There are currently few studies on the different influences of different heights of plants in the green belts on the roads on the PM2.5 concentration on the sidewalk. This study is based on a section of Shaoshan South Road, a main road in the north-south direction in the high-density central urban area of Changsha City (the capital of Hunan Province in China, N27°51′ to N28°41′ and E111°53′ to E114°15′) to construct a study model. This section has six roadways, with high-rise residential buildings and multi-story commercial shops distributed on either side. Moreover, it has characteristics similar to many road sections in the central urban area and therefore, was selected as a representative section for research purposes. In this paper, a model was built based on the segment of Shaoshan Road, a main street in Changsha, and the ENVI-met software was used for modeling and simulation analysis. Through a comparative analysis of the influences of different heights of plants in the green belts of the roads in Changsha (the main pollutant in the atmosphere being PM2.5) on the PM2.5 concentration on the sidewalk, this paper aims to provide a scientific theoretical basis for proposing strategies to reduce the PM2.5 concentration on the sidewalk from the perspective of the height of the green belts on the roads.

2. Materials and Methods

2.1. ENVI-Met

ENVI-met is a three-dimensional urban microclimate simulation software based on thermodynamic principles and computational fluid mechanics (CFD) used for small and mesoscale applications, developed by German scholars Michael Bruse et al. [25]. The three-dimensional non-static hydrology model can be used to simulate the interaction between the atmosphere, plants, and surfaces of buildings. The predicted values and spatial distribution of environmental factors, such as pollutant concentration, wind speed, temperature, and humidity can be the output, realizing the dynamic coupling analysis.

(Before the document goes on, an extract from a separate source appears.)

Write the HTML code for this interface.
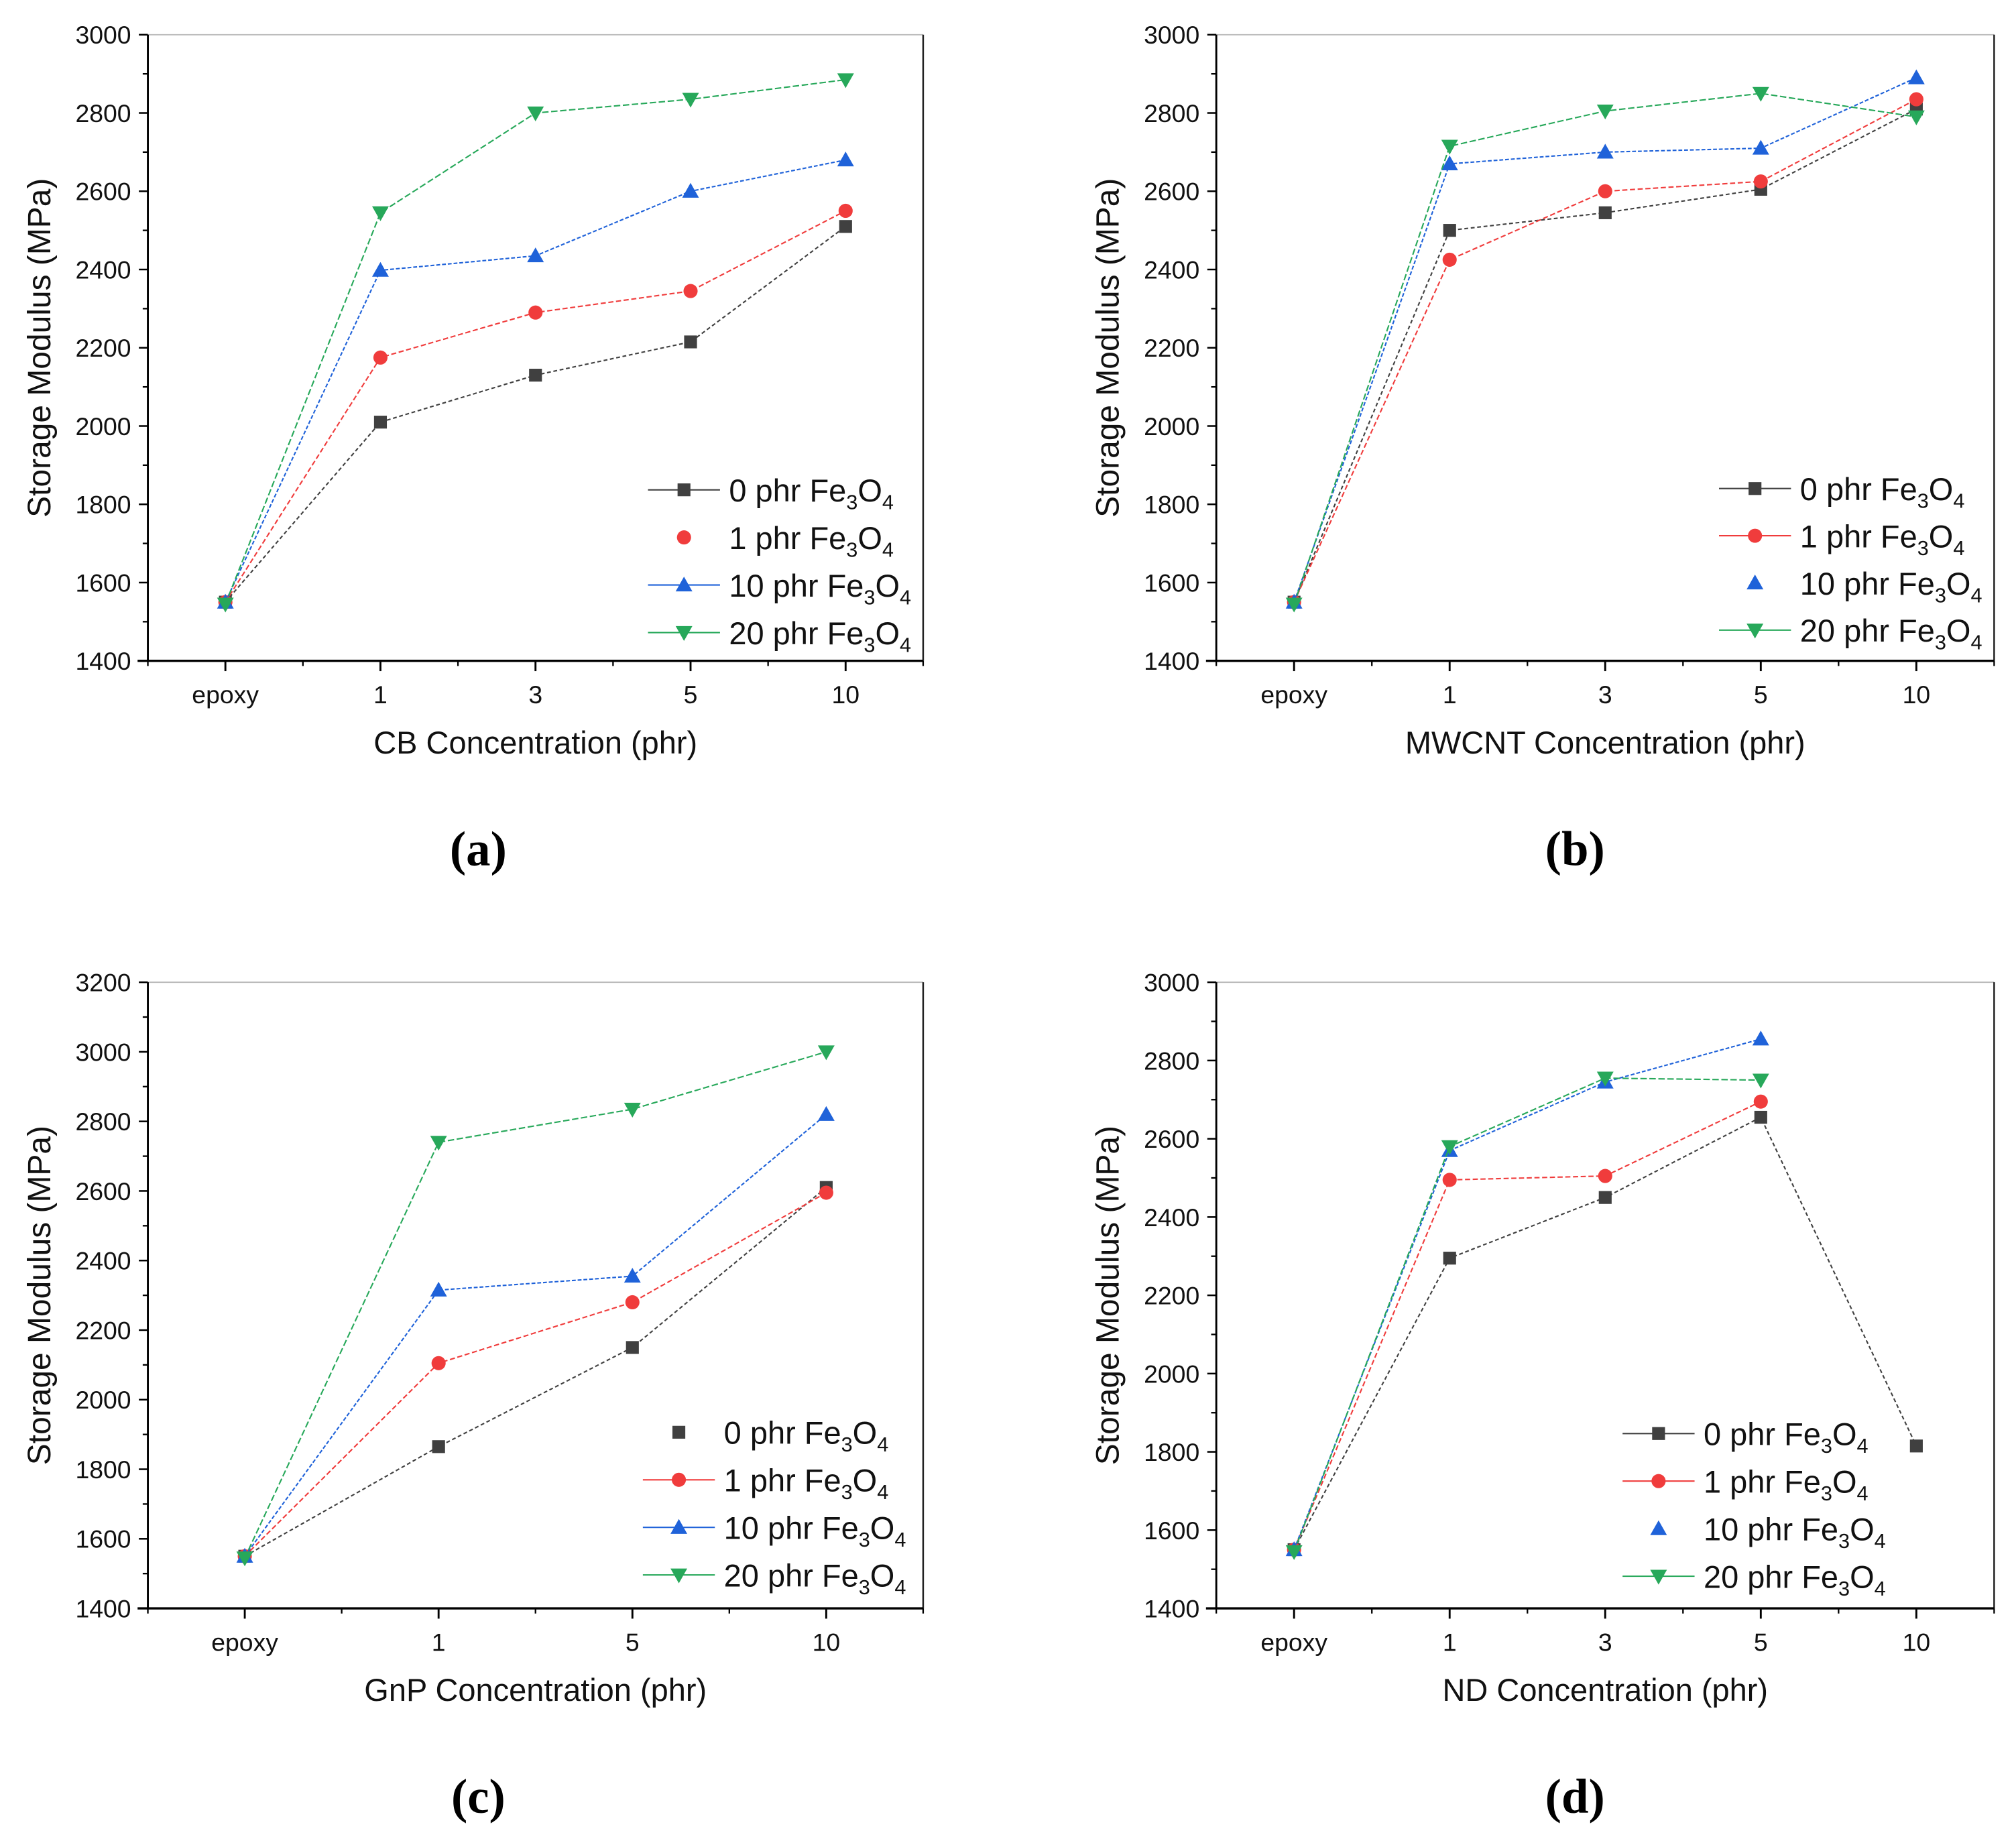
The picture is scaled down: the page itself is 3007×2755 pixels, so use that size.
<!DOCTYPE html>
<html><head><meta charset="utf-8"><style>
html,body{margin:0;padding:0;background:#fff;}
svg{display:block;font-family:"Liberation Sans",sans-serif;}
</style></head><body>
<svg id="fig" width="3007" height="2755" viewBox="0 0 1568 1436.6" xmlns="http://www.w3.org/2000/svg"></svg>
<script>
// ---- data ----
const catsA = ["epoxy","1","3","5","10"];
const catsB = ["epoxy","1","3","5","10"];
const catsC = ["epoxy","1","5","10"];
const catsD = ["epoxy","1","3","5","10"];
const seriesNames = ["0 phr","1 phr","10 phr","20 phr"];
const a0 = [1550,2010,2130,2215,2510];
const a1 = [1550,2175,2290,2345,2550];
const a10 = [1550,2398,2435,2600,2680];
const a20 = [1545,2545,2800,2835,2885];
const b0 = [1550,2500,2545,2605,2810];
const b1 = [1550,2425,2600,2625,2835];
const b10 = [1550,2670,2700,2710,2890];
const b20 = [1545,2715,2805,2850,2790];
const c0 = [1550,1865,2150,2610];
const c1 = [1550,2105,2280,2595];
const c10 = [1550,2315,2355,2820];
const c20 = [1545,2740,2835,3000];
const d0 = [1550,2295,2450,2655,1815];
const d1 = [1550,2495,2505,2695,null];
const d10 = [1550,2570,2745,2855,null];
const d20 = [1545,2580,2755,2750,null];
const ticksStd = [1400,1600,1800,2000,2200,2400,2600,2800,3000];
const ticksC = [1400,1600,1800,2000,2200,2400,2600,2800,3000,3200];

const NS="http://www.w3.org/2000/svg";
const svg=document.getElementById('fig');
function mk(tag,attrs,parent){const e=document.createElementNS(NS,tag);for(const k in attrs)e.setAttribute(k,attrs[k]);(parent||svg).appendChild(e);return e;}
const colors=["#404040","#f03c3c","#1f62d9","#27a85a"];
const dashes=["3,2","4,2","3,1.5","5,2"];

function marker(g,type,x,y,col){
  let e;
  if(type===0){e=mk('rect',{x:x-5,y:y-5,width:10,height:10,fill:col},g);}
  else if(type===1){e=mk('circle',{cx:x,cy:y,r:5.5,fill:col},g);}
  else if(type===2){e=mk('polygon',{points:`${x},${y-6.5} ${x-6.5},${y+5} ${x+6.5},${y+5}`,fill:col},g);}
  else {e=mk('polygon',{points:`${x},${y+6.5} ${x-6.5},${y-5} ${x+6.5},${y-5}`,fill:col},g);}
  return e;
}

function panel(id,o){
  const g=mk('g',{});
  
  
  const {x0,x1,y0,y1,ymin,ymax,ticks,cats,series,xlabel,legend,labelX}=o;
  const n=cats.length;
  const step=(x1-x0)/n;
  const xs=i=>x0+step*(i+0.5);
  const ys=v=>y1-(v-ymin)/(ymax-ymin)*(y1-y0);
  mk('line',{x1:x0,y1:y0,x2:x1,y2:y0,stroke:'#bbb','stroke-width':1},g);
  mk('line',{x1:x1,y1:y0,x2:x1,y2:y1,stroke:'#222','stroke-width':1.3},g);
  const ya=mk('line',{x1:x0,y1:y0,x2:x0,y2:y1,stroke:'#000','stroke-width':1.5},g);
  
  
  const xa=mk('line',{x1:x0-8,y1:y1,x2:x1,y2:y1,stroke:'#000','stroke-width':1.8},g);
  
  
  ticks.forEach((t,i)=>{
    const y=ys(t);
    mk('line',{x1:x0-7,y1:y,x2:x0,y2:y,stroke:'#000','stroke-width':1.3},g);
    if(i<ticks.length-1){const ym=ys(t+(ticks[1]-ticks[0])/2);mk('line',{x1:x0-4,y1:ym,x2:x0,y2:ym,stroke:'#000','stroke-width':1.2},g);}
    const tx=mk('text',{x:x0-13,y:y+7,'text-anchor':'end','font-size':19.5,fill:'#111'},g);
    tx.textContent=t;
    
    
  });
  for(let i=0;i<n;i++){
    const x=xs(i);
    mk('line',{x1:x,y1:y1,x2:x,y2:y1+8,stroke:'#000','stroke-width':1.5},g);
    mk('line',{x1:x0+step*i,y1:y1,x2:x0+step*i,y2:y1+4,stroke:'#000','stroke-width':1.2},g);
    const tx=mk('text',{x:x,y:y1+33,'text-anchor':'middle','font-size':19.5,fill:'#111'},g);
    tx.textContent=cats[i];
    
    
  }
  mk('line',{x1:x1,y1:y1,x2:x1,y2:y1+4,stroke:'#000','stroke-width':1.2},g);
  const yt=mk('text',{x:0,y:0,transform:`translate(${x0-76},${(y0+y1)/2}) rotate(-90)`,'text-anchor':'middle','font-size':25,fill:'#111'},g);
  yt.textContent='Storage Modulus (MPa)';
  
  
  const xt=mk('text',{x:(x0+x1)/2,y:y1+72,'text-anchor':'middle','font-size':24.5,fill:'#111'},g);
  xt.textContent=xlabel;
  
  
  const pl=mk('text',{x:labelX,y:y1+159,'text-anchor':'middle','font-size':38,'font-weight':'bold','font-family':'Liberation Serif, serif',fill:'#000'},g);
  pl.textContent='('+id+')';
  
  
  series.forEach((vals,s)=>{
    const sg=mk('g',{},g);
    
    
    const pts=[];
    vals.forEach((v,i)=>{if(v!==null)pts.push(xs(i)+','+ys(v));});
    mk('polyline',{points:pts.join(' '),fill:'none',stroke:colors[s],'stroke-width':1.1,'stroke-dasharray':dashes[s]},sg);
    vals.forEach((v,i)=>{
      if(v===null)return;
      const m=marker(sg,s,xs(i),ys(v),colors[s]);
      
      
    });
  });
  const lg=mk('g',{},g);
  
  
  seriesNames.forEach((nm,s)=>{
    const y=legend.y+s*legend.dy;
    const eg=mk('g',{},lg);
    
    
    if(legend.noLine!==s) mk('line',{x1:legend.x,y1:y,x2:legend.x+56,y2:y,stroke:colors[s],'stroke-width':1.1},eg);
    marker(eg,s,legend.x+28,y,colors[s]);
    const t=mk('text',{x:legend.x+63,y:y+9,'font-size':24.5,fill:'#111'},eg);
    t.innerHTML=nm+' Fe<tspan dy="6" font-size="16">3</tspan><tspan dy="-6">O</tspan><tspan dy="6" font-size="16">4</tspan>';
  });
}

panel('a',{x0:115,x1:718,y0:27,y1:514,ymin:1400,ymax:3000,ticks:ticksStd,cats:catsA,series:[a0,a1,a10,a20],xlabel:'CB Concentration (phr)',legend:{x:504,y:381,dy:37,noLine:1},labelX:372});
panel('b',{x0:946,x1:1551,y0:27,y1:514,ymin:1400,ymax:3000,ticks:ticksStd,cats:catsB,series:[b0,b1,b10,b20],xlabel:'MWCNT Concentration (phr)',legend:{x:1337,y:380,dy:36.7,noLine:2},labelX:1225});
panel('c',{x0:115,x1:718,y0:764,y1:1251,ymin:1400,ymax:3200,ticks:ticksC,cats:catsC,series:[c0,c1,c10,c20],xlabel:'GnP Concentration (phr)',legend:{x:500,y:1114,dy:37,noLine:0},labelX:372});
panel('d',{x0:946,x1:1551,y0:764,y1:1251,ymin:1400,ymax:3000,ticks:ticksStd,cats:catsD,series:[d0,d1,d10,d20],xlabel:'ND Concentration (phr)',legend:{x:1262,y:1115,dy:37,noLine:2},labelX:1225});
</script>
</body></html>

2.2. Introduction to the Principle of Pollutant Diffusion Simulation

Envi-met adopts the standard convection-diffusion equation proposed by Bruse (2007) [26] to simulate the diffusion of exhaust and pollutants:

$$\frac{\partial \mathsf{\chi }}{\partial \mathrm{t}}+u\frac{\partial \mathsf{\chi }}{{\partial }_{\mathrm{x}}}+v\frac{\partial \mathsf{\chi }}{{\partial }_{\mathrm{y}}}+w\frac{\partial \mathsf{\chi }}{{\partial }_{\mathrm{z}}}=\frac{\partial }{{\partial }_{\mathrm{x}}}\left({\mathrm{K}}_{\mathrm{x}}\frac{\partial \mathsf{\chi }}{{\partial }_{\mathrm{x}}}\right)+\frac{\partial }{{\partial }_{\mathrm{y}}}\left({\mathrm{K}}_{\mathrm{x}}\frac{\partial \mathsf{\chi }}{{\partial }_{\mathrm{y}}}\right)+\frac{\partial }{{\partial }_{\mathrm{z}}}\left({\mathrm{K}}_{\mathrm{x}}\frac{\partial \mathsf{\chi }}{{\partial }_{\mathrm{z}}}\right)+Q_{\mathrm{x}}\left(\mathrm{x},\mathrm{y},\mathrm{z}\right)+S_{\mathrm{x}}\left(\mathrm{x},\mathrm{y},\mathrm{z}\right)$$

(1)

where $\mathsf{\chi }$ refers to the composition of exhaust and particulate matter in the simulated atmosphere, in $\left[{\mathrm{mg}\left(\mathsf{\chi }\right)\mathrm{kg}}^{-1}\left(\mathrm{air}\right)\right]$; u refers to the wind speed; ${\mathrm{v}}_{\mathrm{s}/\mathrm{d}}$ refers to the sedimentation speed; k refers to the Boltzmann constant (=1.38 × 10⁻²³ JK⁻¹); ∆w refers to the distance from the center of the grid to the solid surface; $\frac{\partial \mathsf{\chi }}{\partial \mathrm{t}},\frac{\partial \mathsf{\chi }}{{\partial }_{\mathrm{x}}},\frac{\partial \mathsf{\chi }}{{\partial }_{\mathrm{y}}},\frac{\partial \mathsf{\chi }}{{\partial }_{\mathrm{z}}}$ refer to the differential of exhaust and particulate matter $\mathsf{\chi }$ to $\mathrm{t},\mathrm{x},\mathrm{y},\mathrm{z}$; $\frac{\partial }{{\partial }_{\mathrm{x}}},\frac{\partial }{{\partial }_{\mathrm{y}}},\frac{\partial }{{\partial }_z}$ refer to the derivatives of respective $\mathrm{x},\mathrm{y},\mathrm{z}$; $Q_{\mathrm{x}}$ and $S_{\mathrm{x}}$ refer to the pollution source and sedimentation type (sedimentation or chemical reaction); $Q_{\mathrm{x}}$ is in $\left[{\mathrm{mgkg}}^{-1}{\mathrm{s}}^{-1}\right]$.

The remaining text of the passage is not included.